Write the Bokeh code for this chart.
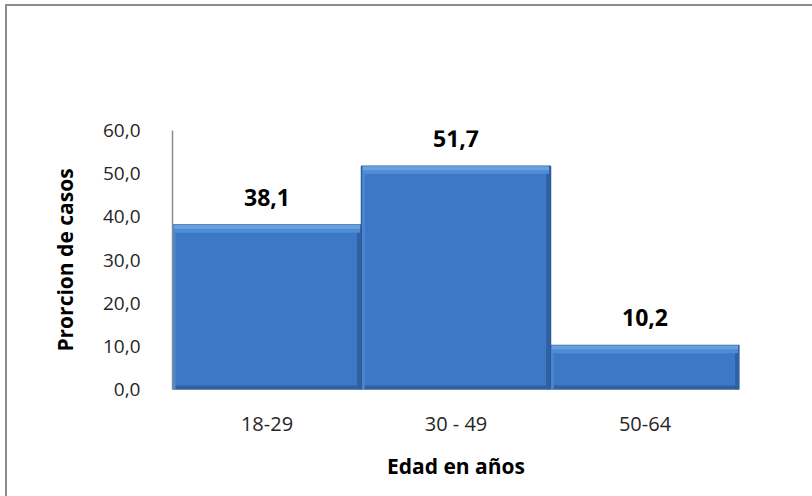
from bokeh.plotting import figure
from bokeh.layouts import column
from bokeh.models import ColumnDataSource, FactorRange, LabelSet, CustomJSTickFormatter
from bokeh.core.properties import value
from bokeh.transform import dodge
from bokeh.embed import file_html
from bokeh.resources import INLINE

categories = ["18-29", "30 - 49", "50-64"]
values = [38.1, 51.7, 10.2]
labels = ["38,1", "51,7", "10,2"]
y_ticks = [0, 10, 20, 30, 40, 50, 60]

FONT = "Open Sans"

src = ColumnDataSource(dict(x=categories, top=values, lab=labels,
                            hl=[v - 1.8 for v in values],
                            hl2=[v - 0.9 for v in values]))

p = figure(x_range=FactorRange(*categories, range_padding=0), y_range=(0, 60),
           width=805, height=490, output_backend="svg", toolbar_location=None,
           min_border_left=165, min_border_right=73, min_border_top=124, min_border_bottom=107)

# main bar body
p.vbar(x="x", top="top", bottom=0, width=1.0, source=src,
       fill_color="#3C78C6", line_color="#2C5A96", line_width=1.5)
# bottom darker bevel
p.vbar(x="x", top=0.9, bottom=0, width=0.985, source=src,
       fill_color="#335F9E", line_color=None)
# right darker bevel
p.vbar(x=dodge("x", 0.487, range=p.x_range), top="top", bottom=0, width=0.02, source=src,
       fill_color="#30609F", line_color=None)
# left lighter bevel
p.vbar(x=dodge("x", -0.49, range=p.x_range), top="top", bottom=0, width=0.014, source=src,
       fill_color="#4A86D2", line_color=None)
# top lighter bevel (two-step gradient)
p.vbar(x="x", top="top", bottom="hl", width=0.985, source=src,
       fill_color="#4F8CD6", line_color=None)
p.vbar(x="x", top="top", bottom="hl2", width=0.985, source=src,
       fill_color="#64A0E2", line_color=None)

p.add_layout(LabelSet(x="x", y="top", text="lab", source=src, y_offset=19,
                      text_align="center", text_baseline="alphabetic",
                      text_font=value(FONT), text_font_size="23px", text_font_style="bold",
                      text_color="#000000"))

p.xgrid.visible = False
p.ygrid.visible = False
p.outline_line_color = None

p.yaxis.ticker = y_ticks
p.yaxis.formatter = CustomJSTickFormatter(code="return tick.toFixed(1).replace('.', ',');")
p.yaxis.axis_line_color = "#8C8C8C"
p.yaxis.axis_line_width = 1.5
p.yaxis.major_tick_line_color = None
p.yaxis.minor_tick_line_color = None
p.yaxis.major_label_text_font = FONT
p.yaxis.major_label_text_font_size = "19px"
p.yaxis.major_label_text_color = "#262626"
p.yaxis.major_label_standoff = 26
p.yaxis.axis_label = "Prorcion de casos"
p.yaxis.axis_label_text_font = FONT
p.yaxis.axis_label_text_font_size = "21px"
p.yaxis.axis_label_text_font_style = "bold"
p.yaxis.axis_label_text_color = "#000000"
p.yaxis.axis_label_standoff = 21

p.xaxis.axis_line_color = None
p.xaxis.major_tick_line_color = None
p.xaxis.minor_tick_line_color = None
p.xaxis.major_label_text_font = FONT
p.xaxis.major_label_text_font_size = "20px"
p.xaxis.major_label_text_color = "#262626"
p.xaxis.major_label_standoff = 14
p.xaxis.axis_label = "Edad en años"
p.xaxis.axis_label_text_font = FONT
p.xaxis.axis_label_text_font_size = "21px"
p.xaxis.axis_label_text_font_style = "bold"
p.xaxis.axis_label_text_color = "#000000"
p.xaxis.axis_label_standoff = 12

layout = column(p, margin=(4, 0, 0, 5),
                styles={"border-left": "2px solid #8C8C8C", "border-top": "2px solid #8C8C8C"})

open("out.html", "w").write(file_html(layout, INLINE))
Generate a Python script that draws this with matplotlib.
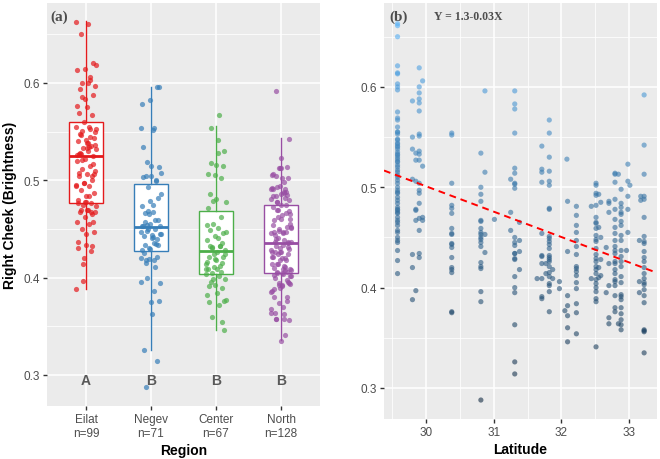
import matplotlib
matplotlib.use("Agg")
import matplotlib.pyplot as plt
import numpy as np
from matplotlib.colors import LinearSegmentedColormap

plt.rcParams['font.family'] = ['Liberation Sans', 'DejaVu Sans']

# brightness values, grouped by sampling latitude
eilat = [
    (29.58, [0.663, 0.661, 0.650, 0.621, 0.614, 0.613, 0.603, 0.600, 0.597, 0.575,
             0.569, 0.567, 0.560, 0.555, 0.555, 0.547, 0.543, 0.541, 0.540, 0.535,
             0.533, 0.532, 0.530, 0.528, 0.525, 0.522, 0.520, 0.515, 0.512, 0.510,
             0.507, 0.504, 0.500, 0.497, 0.495, 0.494, 0.490, 0.487, 0.484, 0.480,
             0.477, 0.475, 0.474, 0.470, 0.467, 0.465, 0.462, 0.457, 0.455, 0.450,
             0.447, 0.445, 0.437, 0.427, 0.414, 0.553, 0.538, 0.548, 0.517, 0.478,
             0.526, 0.544]),
    (29.80, [0.586, 0.550, 0.538, 0.508, 0.433, 0.420, 0.388]),
    (29.85, [0.534, 0.527, 0.506, 0.478, 0.477, 0.467, 0.397]),
    (29.90, [0.619, 0.600, 0.594, 0.588, 0.584, 0.576, 0.553, 0.551, 0.536, 0.533,
             0.527, 0.504, 0.497, 0.494, 0.484, 0.469, 0.457, 0.434, 0.430]),
    (29.95, [0.606, 0.521, 0.467, 0.470]),
]
negev = [
    (30.38, [0.554, 0.552, 0.504, 0.482, 0.479, 0.474, 0.459, 0.454, 0.453, 0.444,
             0.443, 0.440, 0.430, 0.420, 0.418, 0.415, 0.376, 0.375]),
    (30.81, [0.534, 0.500, 0.493, 0.486, 0.467, 0.466, 0.459, 0.455, 0.453, 0.450,
             0.448, 0.445, 0.441, 0.425, 0.421, 0.419, 0.396, 0.386, 0.288]),
    (30.87, [0.596, 0.515, 0.453, 0.435]),
    (31.01, [0.468]),
    (31.25, [0.508, 0.475, 0.457]),
    (31.31, [0.596, 0.583, 0.578, 0.554, 0.519, 0.514, 0.504, 0.503, 0.499, 0.450,
             0.445, 0.442, 0.434, 0.434, 0.429, 0.428, 0.411, 0.400, 0.395, 0.363,
             0.326, 0.314]),
    (31.38, [0.465, 0.447, 0.436, 0.418]),
]
center = [
    (31.64, [0.409]),
    (31.71, [0.541, 0.518, 0.515, 0.505, 0.454, 0.432, 0.431, 0.424, 0.409, 0.391, 0.389]),
    (31.77, [0.424, 0.414]),
    (31.82, [0.567, 0.554, 0.530, 0.516, 0.506, 0.502, 0.479, 0.478, 0.451, 0.449,
             0.446, 0.443, 0.439, 0.432, 0.430, 0.428, 0.426, 0.421, 0.415, 0.411,
             0.404, 0.402, 0.396, 0.376]),
    (31.87, [0.418, 0.409]),
    (31.97, [0.406, 0.399]),
    (32.05, [0.377]),
    (32.08, [0.528]),
    (32.09, [0.486, 0.436, 0.392, 0.382, 0.372, 0.360, 0.346]),
    (32.22, [0.481, 0.472, 0.462, 0.455, 0.447, 0.441, 0.433, 0.421, 0.419, 0.416,
             0.412, 0.405, 0.399, 0.384, 0.375, 0.354]),
]
north = [
    (32.44, [0.481, 0.409]),
    (32.51, [0.504, 0.502, 0.494, 0.492, 0.482, 0.470, 0.465, 0.464, 0.459, 0.452,
             0.448, 0.446, 0.439, 0.433, 0.429, 0.426, 0.421, 0.418, 0.414, 0.408,
             0.404, 0.400, 0.396, 0.389, 0.386, 0.341]),
    (32.55, [0.493, 0.460, 0.420, 0.410]),
    (32.58, [0.485, 0.450, 0.428, 0.412]),
    (32.66, [0.440, 0.395]),
    (32.70, [0.486, 0.484, 0.475, 0.424, 0.402, 0.370, 0.364]),
    (32.79, [0.514, 0.513, 0.505, 0.488, 0.478, 0.468, 0.460, 0.454, 0.447, 0.441,
             0.437, 0.434, 0.426, 0.424, 0.418, 0.414, 0.408, 0.406, 0.402, 0.392,
             0.380, 0.376]),
    (32.84, [0.513, 0.364]),
    (32.88, [0.498, 0.484, 0.480, 0.475, 0.473, 0.466, 0.462, 0.452, 0.447, 0.437,
             0.431, 0.426, 0.421, 0.411, 0.405, 0.393, 0.391, 0.388, 0.380, 0.374,
             0.368, 0.363, 0.358]),
    (32.96, [0.437]),
    (32.98, [0.523, 0.506, 0.491, 0.478, 0.455]),
    (33.01, [0.502]),
    (33.15, [0.447, 0.406, 0.395]),
    (33.17, [0.491, 0.487]),
    (33.22, [0.592, 0.542, 0.513, 0.491, 0.488, 0.470, 0.451, 0.446, 0.444, 0.436,
             0.430, 0.426, 0.420, 0.414, 0.409, 0.405, 0.403, 0.398, 0.392, 0.385,
             0.358, 0.357, 0.356, 0.335]),
]

regions = ['Eilat', 'Negev', 'Center', 'North']
counts = [99, 71, 67, 128]
letters = ['A', 'B', 'B', 'B']
colors = ['#E41A1C', '#377EB8', '#4DAF4A', '#984EA3']

# box statistics as drawn
q1 = [0.477, 0.427, 0.404, 0.405]
med = [0.525, 0.452, 0.427, 0.436]
q3 = [0.560, 0.496, 0.468, 0.475]
whislo = [0.388, 0.326, 0.346, 0.336]
whishi = [0.664, 0.596, 0.556, 0.543]

# regression line
fit_intercept = 1.260
fit_slope = -0.0253

groups = [eilat, negev, center, north]

fig = plt.figure(figsize=(6.6, 4.6), dpi=100)
ax1 = fig.add_axes([47 / 660, 1 - 407 / 460, 273 / 660, 403 / 460])
ax2 = fig.add_axes([384 / 660, 1 - 420 / 460, 273 / 660, 416 / 460])

for ax in (ax1, ax2):
    ax.set_facecolor('#EBEBEB')
    for s in ax.spines.values():
        s.set_visible(False)
    ax.grid(True, which='major', color='white', lw=1.1, zorder=0)
    ax.grid(True, which='minor', color='white', lw=0.55, zorder=0)
    ax.set_axisbelow(True)
    ax.tick_params(which='major', length=3, width=1, color='#333333',
                   labelcolor='#4D4D4D', labelsize=8.5, pad=2)
    ax.tick_params(which='minor', length=0)

# ---- panel (a)
pos = np.arange(1, 5)
stats = [dict(med=med[i], q1=q1[i], q3=q3[i], whislo=whislo[i],
              whishi=whishi[i], fliers=[]) for i in range(4)]
for i in range(4):
    ax1.bxp([stats[i]], positions=[pos[i]], widths=0.52, patch_artist=True,
            showcaps=False, showfliers=False,
            boxprops=dict(facecolor='white', edgecolor=colors[i], lw=1.0),
            whiskerprops=dict(color=colors[i], lw=1.0),
            medianprops=dict(color=colors[i], lw=2.0), zorder=2)
    vals = np.concatenate([v for _, v in groups[i]])
    n = len(vals)
    jit = ((np.arange(n) * 0.618034) % 1 - 0.5) * 0.32
    ax1.scatter(pos[i] + jit, vals, s=14, color=colors[i], alpha=0.7,
                linewidths=0, zorder=3)
    ax1.text(pos[i], 0.295, letters[i], ha='center', va='center',
             fontsize=10, fontweight='bold', color='#595959', zorder=4)

ax1.set_xlim(0.4, 4.6)
ax1.set_ylim(0.2681, 0.6822)
ax1.set_xticks(pos, [f'{r}\nn={c}' for r, c in zip(regions, counts)])
ax1.set_xticks([], minor=True)
ax1.set_yticks([0.3, 0.4, 0.5, 0.6])
ax1.set_yticks([0.35, 0.45, 0.55, 0.65], minor=True)
ax1.set_xlabel('Region', fontsize=10, fontweight='bold', labelpad=3)
ax1.set_ylabel('Right Cheek (Brightness)', fontsize=10, fontweight='bold', labelpad=5)
ax1.text(0.012, 0.968, '(a)', transform=ax1.transAxes, ha='left', va='center',
         fontsize=11, fontweight='bold', color='#4D4D4D', family='Liberation Serif')

# ---- panel (b)
lat = np.concatenate([[la] * len(v) for g in groups for la, v in g])
val = np.concatenate([v for g in groups for _, v in g])
cmap = LinearSegmentedColormap.from_list('gg', ['#132B43', '#56B1F7'])
ax2.scatter(lat, val, c=val, cmap=cmap, s=14, alpha=0.6, linewidths=0, zorder=3)
xs = np.array([29.38, 33.41])
ax2.axline((xs[0], fit_intercept + fit_slope * xs[0]), slope=fit_slope,
           color='red', lw=1.4, ls=(0, (3.5, 2.5)), zorder=4)
ax2.set_xlim(29.38, 33.41)
ax2.set_ylim(0.2691, 0.6836)
ax2.set_xticks([30, 31, 32, 33])
ax2.set_xticks([29.5, 30.5, 31.5, 32.5], minor=True)
ax2.set_yticks([0.3, 0.4, 0.5, 0.6])
ax2.set_yticks([0.35, 0.45, 0.55, 0.65], minor=True)
ax2.set_xlabel('Latitude', fontsize=10, fontweight='bold', labelpad=3)
ax2.text(0.018, 0.969, '(b)', transform=ax2.transAxes, ha='left', va='center',
         fontsize=11, fontweight='bold', color='#4D4D4D', family='Liberation Serif')
ax2.text(0.184, 0.969, 'Y = 1.3-0.03X', transform=ax2.transAxes, ha='left',
         va='center', fontsize=8.5, fontweight='bold', color='#4D4D4D',
         family='Liberation Serif')

fig.savefig('out.png', dpi=100)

════

- [TASK OBJECTIVE]:
Print out, exactly and with nothing added, the lines starting at the line holding "Generate a Python" and ending at the line holding "plt.rcParams['font.family'] = ['Liberation", minus any pictures.

- [ANSWER TO THIS PROBLEM]:
Generate a Python script that draws this with matplotlib.
import matplotlib
matplotlib.use("Agg")
import matplotlib.pyplot as plt
import numpy as np
from matplotlib.colors import LinearSegmentedColormap

plt.rcParams['font.family'] = ['Liberation Sans', 'DejaVu Sans']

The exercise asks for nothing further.